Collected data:
■ ■ ■ ■ ■
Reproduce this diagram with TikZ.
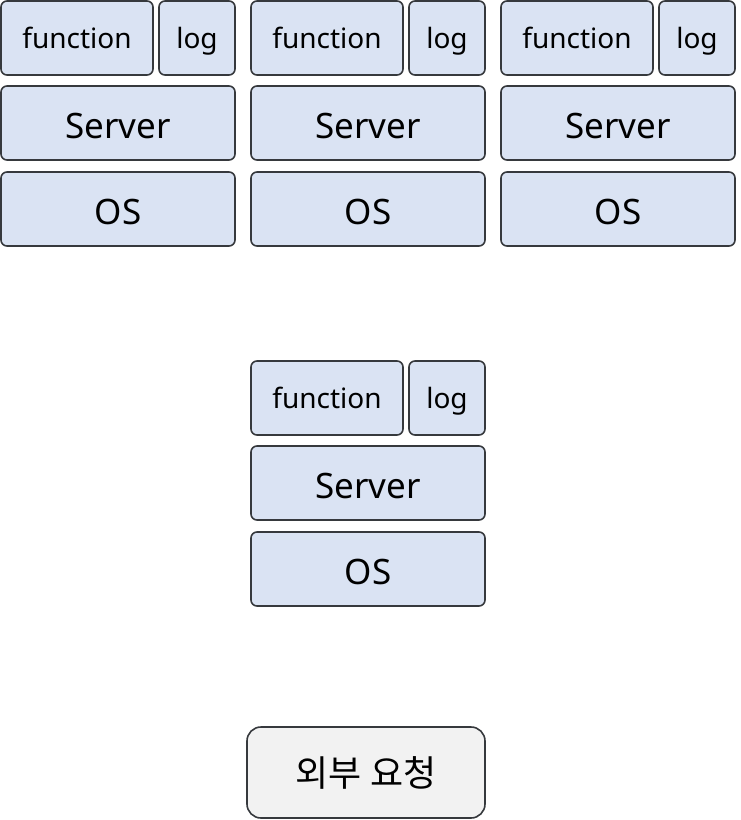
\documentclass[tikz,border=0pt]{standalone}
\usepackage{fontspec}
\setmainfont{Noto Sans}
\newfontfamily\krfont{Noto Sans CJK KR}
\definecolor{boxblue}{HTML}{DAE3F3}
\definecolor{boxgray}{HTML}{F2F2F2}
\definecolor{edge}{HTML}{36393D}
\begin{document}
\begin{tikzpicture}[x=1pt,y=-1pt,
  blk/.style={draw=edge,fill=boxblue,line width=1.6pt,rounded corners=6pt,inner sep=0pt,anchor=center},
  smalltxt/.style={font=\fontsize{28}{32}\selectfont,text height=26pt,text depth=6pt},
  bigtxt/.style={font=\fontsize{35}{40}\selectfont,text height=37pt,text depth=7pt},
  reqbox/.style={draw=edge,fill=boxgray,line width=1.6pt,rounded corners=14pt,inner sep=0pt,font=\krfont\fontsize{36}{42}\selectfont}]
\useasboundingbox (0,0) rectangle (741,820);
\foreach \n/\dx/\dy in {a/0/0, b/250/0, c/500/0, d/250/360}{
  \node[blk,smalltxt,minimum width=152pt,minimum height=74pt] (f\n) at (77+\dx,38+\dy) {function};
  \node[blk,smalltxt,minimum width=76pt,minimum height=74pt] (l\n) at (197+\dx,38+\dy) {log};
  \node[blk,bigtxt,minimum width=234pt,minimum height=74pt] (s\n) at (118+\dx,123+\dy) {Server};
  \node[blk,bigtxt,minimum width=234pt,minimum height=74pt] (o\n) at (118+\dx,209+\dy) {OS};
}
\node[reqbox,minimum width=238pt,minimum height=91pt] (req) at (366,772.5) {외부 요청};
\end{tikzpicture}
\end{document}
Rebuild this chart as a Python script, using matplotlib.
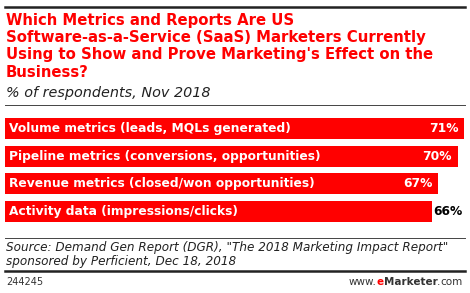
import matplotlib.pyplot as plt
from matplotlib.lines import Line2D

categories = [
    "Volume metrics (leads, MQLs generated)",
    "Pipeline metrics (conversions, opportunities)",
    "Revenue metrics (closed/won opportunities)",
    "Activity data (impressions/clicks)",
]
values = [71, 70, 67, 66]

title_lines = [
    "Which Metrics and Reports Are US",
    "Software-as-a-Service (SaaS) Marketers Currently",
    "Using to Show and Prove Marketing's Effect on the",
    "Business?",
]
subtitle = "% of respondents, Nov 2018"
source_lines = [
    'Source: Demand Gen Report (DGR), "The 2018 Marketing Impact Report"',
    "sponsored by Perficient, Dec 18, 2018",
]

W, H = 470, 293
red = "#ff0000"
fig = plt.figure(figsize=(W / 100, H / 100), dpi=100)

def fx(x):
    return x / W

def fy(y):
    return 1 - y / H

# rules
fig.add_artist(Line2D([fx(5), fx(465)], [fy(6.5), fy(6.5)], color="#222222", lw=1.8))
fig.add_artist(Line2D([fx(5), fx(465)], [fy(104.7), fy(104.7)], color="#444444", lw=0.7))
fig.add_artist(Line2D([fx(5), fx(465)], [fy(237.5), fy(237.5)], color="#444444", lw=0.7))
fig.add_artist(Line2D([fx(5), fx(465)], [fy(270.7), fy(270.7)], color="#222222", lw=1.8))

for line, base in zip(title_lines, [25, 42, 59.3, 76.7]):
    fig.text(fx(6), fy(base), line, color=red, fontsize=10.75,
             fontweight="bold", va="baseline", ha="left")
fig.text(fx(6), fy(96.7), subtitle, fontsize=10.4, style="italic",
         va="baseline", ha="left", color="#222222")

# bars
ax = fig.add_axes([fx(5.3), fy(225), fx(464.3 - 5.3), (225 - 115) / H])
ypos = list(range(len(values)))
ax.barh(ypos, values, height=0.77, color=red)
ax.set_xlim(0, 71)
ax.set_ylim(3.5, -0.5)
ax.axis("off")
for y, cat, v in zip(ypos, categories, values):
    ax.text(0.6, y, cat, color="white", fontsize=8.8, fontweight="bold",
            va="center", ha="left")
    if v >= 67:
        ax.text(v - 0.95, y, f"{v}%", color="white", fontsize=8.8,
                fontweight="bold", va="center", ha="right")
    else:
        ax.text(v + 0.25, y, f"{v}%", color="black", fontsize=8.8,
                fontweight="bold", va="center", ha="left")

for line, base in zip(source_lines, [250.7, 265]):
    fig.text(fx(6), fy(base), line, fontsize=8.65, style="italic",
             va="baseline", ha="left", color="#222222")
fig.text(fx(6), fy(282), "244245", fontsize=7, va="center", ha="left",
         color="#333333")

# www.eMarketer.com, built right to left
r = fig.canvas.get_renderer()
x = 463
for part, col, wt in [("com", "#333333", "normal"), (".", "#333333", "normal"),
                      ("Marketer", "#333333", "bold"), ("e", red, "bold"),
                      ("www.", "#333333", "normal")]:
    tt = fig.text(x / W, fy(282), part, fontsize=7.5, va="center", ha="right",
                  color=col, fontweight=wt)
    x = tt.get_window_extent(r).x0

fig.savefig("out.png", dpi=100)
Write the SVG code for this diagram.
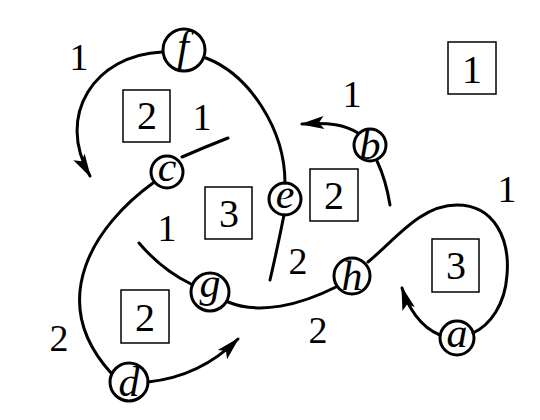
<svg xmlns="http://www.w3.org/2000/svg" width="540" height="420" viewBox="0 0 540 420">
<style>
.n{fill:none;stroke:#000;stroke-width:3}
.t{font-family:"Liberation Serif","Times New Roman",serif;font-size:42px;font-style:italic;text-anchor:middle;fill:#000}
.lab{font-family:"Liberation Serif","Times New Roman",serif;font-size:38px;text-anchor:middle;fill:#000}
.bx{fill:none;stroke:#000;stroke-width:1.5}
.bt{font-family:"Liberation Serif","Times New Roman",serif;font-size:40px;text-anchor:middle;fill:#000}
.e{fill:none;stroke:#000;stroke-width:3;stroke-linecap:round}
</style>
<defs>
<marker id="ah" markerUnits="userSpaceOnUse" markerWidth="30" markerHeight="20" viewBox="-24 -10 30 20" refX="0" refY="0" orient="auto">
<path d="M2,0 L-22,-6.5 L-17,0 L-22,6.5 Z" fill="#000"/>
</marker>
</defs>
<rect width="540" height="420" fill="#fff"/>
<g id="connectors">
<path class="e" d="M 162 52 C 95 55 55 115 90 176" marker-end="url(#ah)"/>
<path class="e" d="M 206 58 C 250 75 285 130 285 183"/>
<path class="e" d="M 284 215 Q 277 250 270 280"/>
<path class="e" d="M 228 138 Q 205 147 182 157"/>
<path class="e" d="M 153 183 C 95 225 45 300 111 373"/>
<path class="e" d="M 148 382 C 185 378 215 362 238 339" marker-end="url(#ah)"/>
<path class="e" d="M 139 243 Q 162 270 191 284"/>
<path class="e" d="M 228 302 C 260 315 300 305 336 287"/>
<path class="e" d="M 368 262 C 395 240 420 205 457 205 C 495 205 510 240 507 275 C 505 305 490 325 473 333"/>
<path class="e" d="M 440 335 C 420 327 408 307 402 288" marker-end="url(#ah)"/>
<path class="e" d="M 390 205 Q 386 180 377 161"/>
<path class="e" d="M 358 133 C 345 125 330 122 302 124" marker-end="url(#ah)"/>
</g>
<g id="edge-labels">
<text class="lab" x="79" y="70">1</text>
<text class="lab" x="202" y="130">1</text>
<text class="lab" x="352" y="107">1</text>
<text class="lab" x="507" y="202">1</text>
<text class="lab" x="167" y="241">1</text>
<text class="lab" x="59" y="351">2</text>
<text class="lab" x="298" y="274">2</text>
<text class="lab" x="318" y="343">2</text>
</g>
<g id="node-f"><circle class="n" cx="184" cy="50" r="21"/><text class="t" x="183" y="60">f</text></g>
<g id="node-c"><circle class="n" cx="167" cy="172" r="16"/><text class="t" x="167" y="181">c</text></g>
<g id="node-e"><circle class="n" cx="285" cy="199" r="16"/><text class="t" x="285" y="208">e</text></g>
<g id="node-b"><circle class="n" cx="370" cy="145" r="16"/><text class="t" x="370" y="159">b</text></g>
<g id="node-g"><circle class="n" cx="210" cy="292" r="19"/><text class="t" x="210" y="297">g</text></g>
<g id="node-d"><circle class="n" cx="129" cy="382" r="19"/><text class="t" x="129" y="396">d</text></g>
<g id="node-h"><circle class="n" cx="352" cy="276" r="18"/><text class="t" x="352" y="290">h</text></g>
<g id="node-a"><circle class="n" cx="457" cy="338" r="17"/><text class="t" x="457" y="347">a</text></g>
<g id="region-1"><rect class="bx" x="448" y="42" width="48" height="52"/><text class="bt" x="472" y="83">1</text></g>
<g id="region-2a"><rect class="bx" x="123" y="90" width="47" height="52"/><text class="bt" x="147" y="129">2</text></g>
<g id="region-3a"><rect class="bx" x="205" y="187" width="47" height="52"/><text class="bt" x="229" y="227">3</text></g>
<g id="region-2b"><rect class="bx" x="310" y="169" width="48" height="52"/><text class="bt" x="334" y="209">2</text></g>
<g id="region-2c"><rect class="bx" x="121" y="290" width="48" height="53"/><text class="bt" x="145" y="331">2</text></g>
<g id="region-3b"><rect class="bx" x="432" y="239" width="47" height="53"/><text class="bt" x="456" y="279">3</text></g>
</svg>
■ ■ ■ ■ ■
## TASK DIRECTIONS
Return only the lines running from the top of the data to the line that holds "from matplotlib.lines import Line2D". Include both of those lines, but skip the pictures.

## PROBLEM SOLUTION
Reproduce this diagram with TikZ.
\documentclass[tikz,border=0pt]{standalone}
\usepackage{fontspec}
\setmainfont{Noto Sans}
\newfontfamily\krfont{Noto Sans CJK KR}
\definecolor{boxblue}{HTML}{DAE3F3}
\definecolor{boxgray}{HTML}{F2F2F2}
\definecolor{edge}{HTML}{36393D}
\begin{document}
\begin{tikzpicture}[x=1pt,y=-1pt,
  blk/.style={draw=edge,fill=boxblue,line width=1.6pt,rounded corners=6pt,inner sep=0pt,anchor=center},
  smalltxt/.style={font=\fontsize{28}{32}\selectfont,text height=26pt,text depth=6pt},
  bigtxt/.style={font=\fontsize{35}{40}\selectfont,text height=37pt,text depth=7pt},
  reqbox/.style={draw=edge,fill=boxgray,line width=1.6pt,rounded corners=14pt,inner sep=0pt,font=\krfont\fontsize{36}{42}\selectfont}]
\useasboundingbox (0,0) rectangle (741,820);
\foreach \n/\dx/\dy in {a/0/0, b/250/0, c/500/0, d/250/360}{
  \node[blk,smalltxt,minimum width=152pt,minimum height=74pt] (f\n) at (77+\dx,38+\dy) {function};
  \node[blk,smalltxt,minimum width=76pt,minimum height=74pt] (l\n) at (197+\dx,38+\dy) {log};
  \node[blk,bigtxt,minimum width=234pt,minimum height=74pt] (s\n) at (118+\dx,123+\dy) {Server};
  \node[blk,bigtxt,minimum width=234pt,minimum height=74pt] (o\n) at (118+\dx,209+\dy) {OS};
}
\node[reqbox,minimum width=238pt,minimum height=91pt] (req) at (366,772.5) {외부 요청};
\end{tikzpicture}
\end{document}
Rebuild this chart as a Python script, using matplotlib.
import matplotlib.pyplot as plt
from matplotlib.lines import Line2D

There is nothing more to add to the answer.